Gina Krainchich, Director of Educational Media Services for DeSales Media, believes that the grant program has enabled a major transformation within the schools. “Last March, teaching transformed overnight and we are now in a position where personal computing devices are a necessity,” explained Krainchich.
“In the last four years, we have been able to grant over 10,000 devices to Academies and Schools. The grant includes a data plan for each device so we are able to meet the home connectivity divide head-on. Granting iPads and Chromebooks along with wireless infrastructure grants show our commitment to making our schools technologically positioned to meet the challenges teachers face today or three months from now,” Krainchich added.
Freebes explained that parents and guardians were especially grateful. “Without these devices, our students would not have been provided access to the Google Platform and Zoom classes. Our student body is from a low socio-economic community and help from De Sales and The Tablet has provided us with academic sunshine,” added Freebes.
Principal Margaret Tyndall of Our Lady of Perpetual Help Catholic Academy spoke on behalf of the teachers in her school and expressed her gratitude for the program. “Having the opportunity to receive iPads for Our Lady of Perpetual Help in Brooklyn was an absolute blessing,” said Tyndall.
“Many of our students did not have iPads or desktop computers in their homes and did not have the means of acquiring these items.
It was difficult to conduct online classes when the main source of communicating was not there. I was delighted when these iPads were delivered to us and we could pass them on to our families.”
Stamm called the technology a lifesaver that has even added to an increase in enrollment.
“It allowed us to use many more tools to help so many students in different ways,” said Stamm. “In this situation, we’ve actually seen increased enrollment since we had the devices because the word of mouth has gotten out there that we were really ahead of the game. It has made my job as a coach much easier to know that everybody has technology, everybody has the ability to use it and that we can continue using it even while we’re in school.”

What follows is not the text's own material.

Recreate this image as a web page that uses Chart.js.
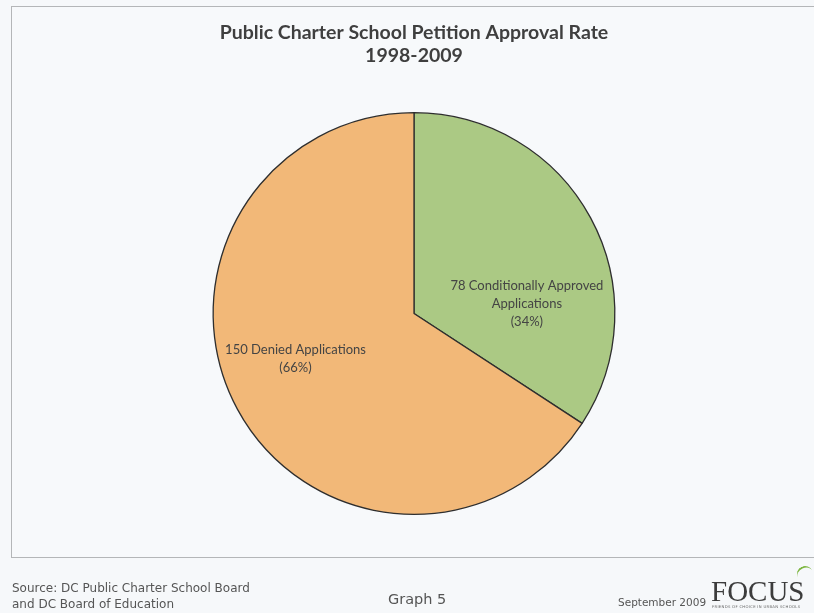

In his letter to the diocese families, Msgr. Kieran Harrington, president and chairman of DeSales Media, thanked subscribers and expressed his support for The Tablet. “It is my hope that you have enjoyed reading our award-winning newspaper, the only Catholic weekly in New York City; and that you will join us in our mission of spreading the Good News of Christ in our midst,” said Msgr. Harrington.
The iPads and Internet service for the students and teachers have become an essential part of the learning process.
“I honestly can’t say enough good things about the program and how it really has pushed us and helped us to move into 21st-century learning and into the future because the future came a lot faster than we thought it would,” said Stamm.
“And being able to be a part of this program is pretty exciting for us. We’ve really come to rely on these devices and I have to say that it’s really paid off. I’m obviously a huge fan of the program and just happy to be a part of it,” he added.